NFL Players Association executive director DeMaurice Smith told reporters Thursday that the chance of a lockout following next season is a "14" on a scale of one to 10.
Painting a bleak labour outlook Thursday, Smith said the NFL would receive $5 billion US from its network television deals even if no games are played in 2011. He regarded that as proof owners are preparing for a lockout.
"Has any one of the prior deals included $5 billion to not play football?" Smith said, referring to previous collective bargaining agreements that were extended or redone. "The answer's no."
Smith reiterated the union's demand that the NFL's 32 teams open their books and show who is losing money and how much. Citing financial reports by the community-owned Green Bay Packers, Smith wondered how such a small-market franchise can make a $20 million profit while other teams claim they are losing money.
But he noted that the Packers did have a profit decline, which NFL executive vice-president and chief counsel Jeff Pash said was 40 per cent.

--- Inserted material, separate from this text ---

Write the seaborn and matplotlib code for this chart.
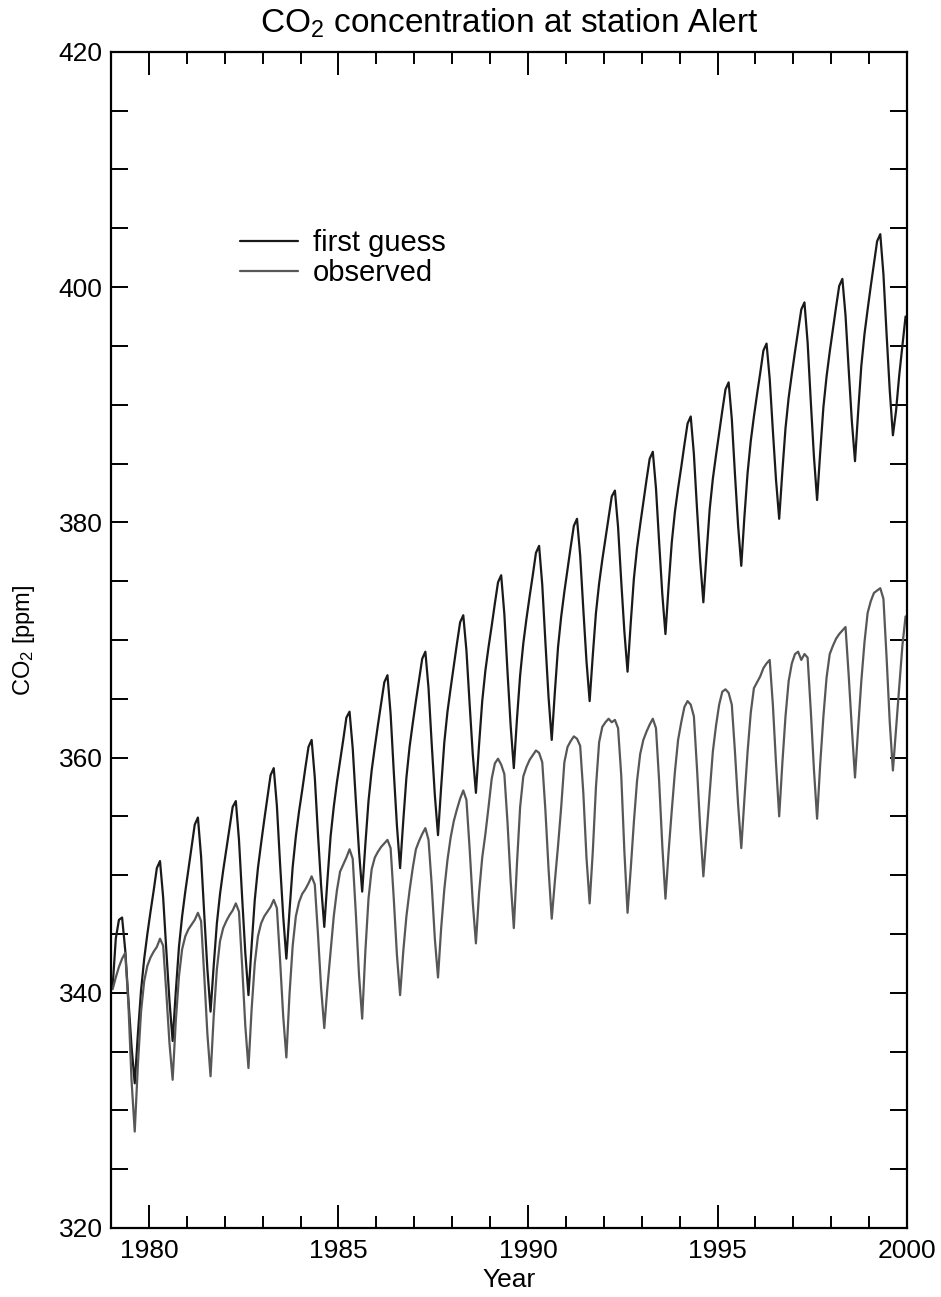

"In most businesses, that would be a serious cause for concern," Pash said. "It would indicate a serious issue that has to be dealt with. You look at your single largest expense, which is player costs."
Smith said the latest NFL offer to the players would reduce their share to 41 per cent of applied revenues from about 59 per cent. He emphasized that the teams take $1 billion off the top of the estimated $8 billion the league generates.
Pash argued that the $1 billion reflects actual costs incurred, money spent in investments "in things like stadiums, NFL network, NFL.com, putting on games overseas, all of which is intended to and has the effect of generating substantial additional revenues that go to NFL players."